Report each line of the data that has "with" somewhere in it.

□ □ □ □ □

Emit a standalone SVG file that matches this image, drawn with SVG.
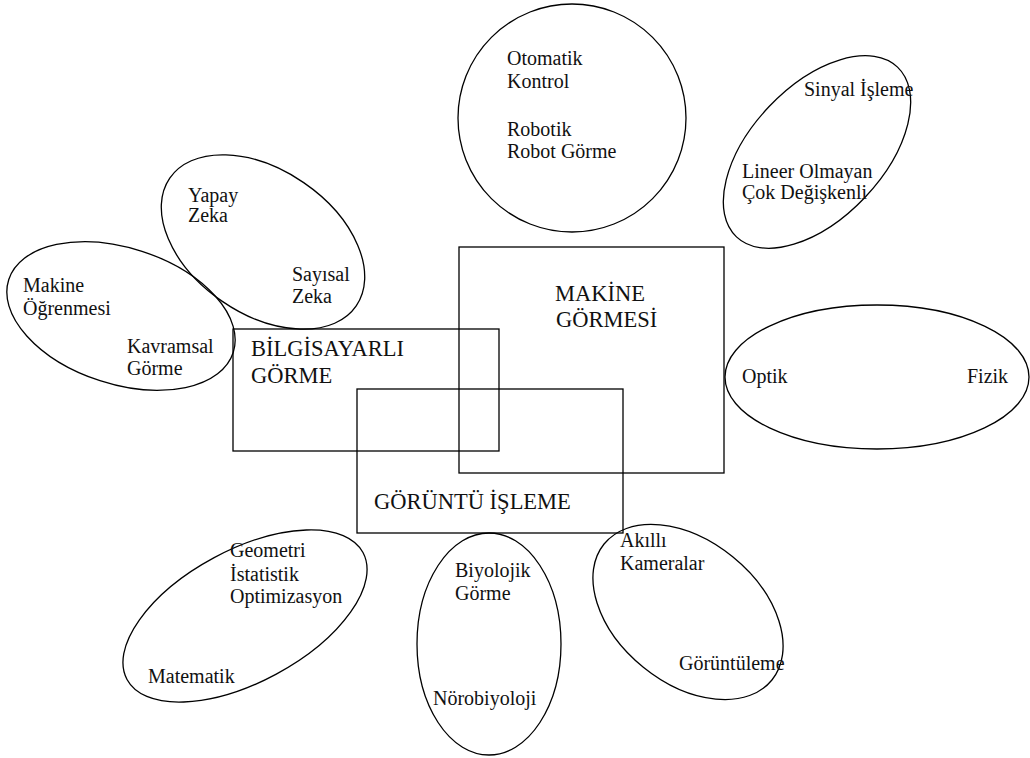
<svg xmlns="http://www.w3.org/2000/svg" width="1030" height="758" viewBox="0 0 1030 758">
  <style>
    .shape { fill: none; stroke: #000; stroke-width: 1.3; }
    text { font-family: 'Liberation Serif', 'Times New Roman', 'DejaVu Serif', serif; fill: #111; }
    .sm { font-size: 20px; }
    .lg { font-size: 22.5px; }
  </style>
  <rect width="1030" height="758" fill="#fff"/>

  <g font-family="Liberation Serif, Times New Roman, DejaVu Serif, serif">
  <!-- central overlapping fields -->
  <g id="bilgisayarli-gorme">
    <rect class="shape" x="233" y="329" width="266" height="122"/>
    <text class="lg" x="251" y="356" font-family="Liberation Serif">BİLGİSAYARLI</text>
    <text class="lg" x="251" y="383" font-family="Liberation Serif">GÖRME</text>
  </g>
  <g id="makine-gormesi">
    <rect class="shape" x="459" y="247" width="265" height="226"/>
    <text class="lg" x="555" y="301">MAKİNE</text>
    <text class="lg" x="556" y="327">GÖRMESİ</text>
  </g>
  <g id="goruntu-isleme">
    <rect class="shape" x="357" y="389" width="266" height="144"/>
    <text class="lg" x="374" y="509">GÖRÜNTÜ İŞLEME</text>
  </g>

  <!-- surrounding disciplines -->
  <g id="otomatik-kontrol">
    <ellipse class="shape" cx="572" cy="118" rx="114" ry="114"/>
    <text class="sm" x="507" y="65">Otomatik</text>
    <text class="sm" x="507" y="88">Kontrol</text>
    <text class="sm" x="507" y="136">Robotik</text>
    <text class="sm" x="507" y="158">Robot Görme</text>
  </g>
  <g id="sinyal-isleme">
    <ellipse class="shape" cx="817" cy="152" rx="117" ry="66" transform="rotate(-46.5 817 152)"/>
    <text class="sm" x="804" y="96">Sinyal İşleme</text>
    <text class="sm" x="742" y="178">Lineer Olmayan</text>
    <text class="sm" x="742" y="199">Çok Değişkenli</text>
  </g>
  <g id="yapay-zeka">
    <ellipse class="shape" cx="263" cy="242" rx="113" ry="72" transform="rotate(34.4 263 242)"/>
    <text class="sm" x="188" y="202">Yapay</text>
    <text class="sm" x="188" y="222">Zeka</text>
    <text class="sm" x="292" y="281">Sayısal</text>
    <text class="sm" x="292" y="303">Zeka</text>
  </g>
  <g id="makine-ogrenmesi">
    <ellipse class="shape" cx="121" cy="316" rx="118" ry="68" transform="rotate(18 121 316)"/>
    <text class="sm" x="23" y="292">Makine</text>
    <text class="sm" x="23" y="315">Öğrenmesi</text>
    <text class="sm" x="127" y="353">Kavramsal</text>
    <text class="sm" x="127" y="375">Görme</text>
  </g>
  <g id="fizik">
    <ellipse class="shape" cx="877" cy="377" rx="152" ry="72"/>
    <text class="sm" x="742" y="383">Optik</text>
    <text class="sm" x="967" y="383">Fizik</text>
  </g>
  <g id="matematik">
    <ellipse class="shape" cx="245" cy="616" rx="134" ry="66" transform="rotate(-28.3 245 616)"/>
    <text class="sm" x="230" y="557">Geometri</text>
    <text class="sm" x="230" y="581">İstatistik</text>
    <text class="sm" x="230" y="603">Optimizasyon</text>
    <text class="sm" x="148" y="683">Matematik</text>
  </g>
  <g id="norobiyoloji">
    <ellipse class="shape" cx="489" cy="644" rx="72" ry="111"/>
    <text class="sm" x="455" y="577">Biyolojik</text>
    <text class="sm" x="455" y="600">Görme</text>
    <text class="sm" x="433" y="705">Nörobiyoloji</text>
  </g>
  <g id="goruntuleme">
    <ellipse class="shape" cx="688" cy="612" rx="108" ry="71" transform="rotate(39 688 612)"/>
    <text class="sm" x="620" y="547">Akıllı</text>
    <text class="sm" x="620" y="570">Kameralar</text>
    <text class="sm" x="679" y="670">Görüntüleme</text>
  </g>
  </g>

  <g id="connectors"/>
</svg>
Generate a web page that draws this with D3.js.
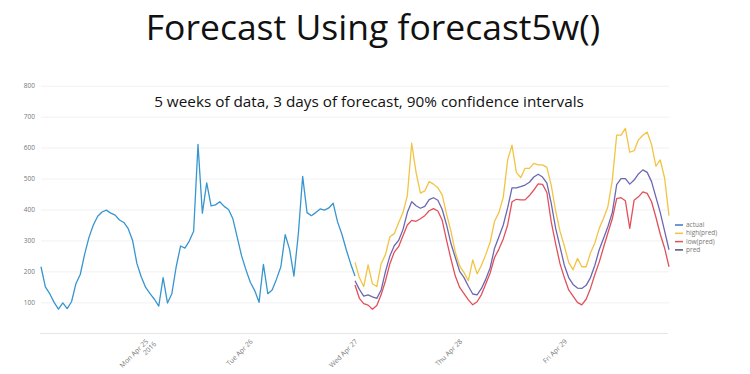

□ □ □ □ □

* _Solution to this exercise_
Emit a standalone SVG file that matches this image, drawn with SVG.
Generate a web page that draws this with D3.js.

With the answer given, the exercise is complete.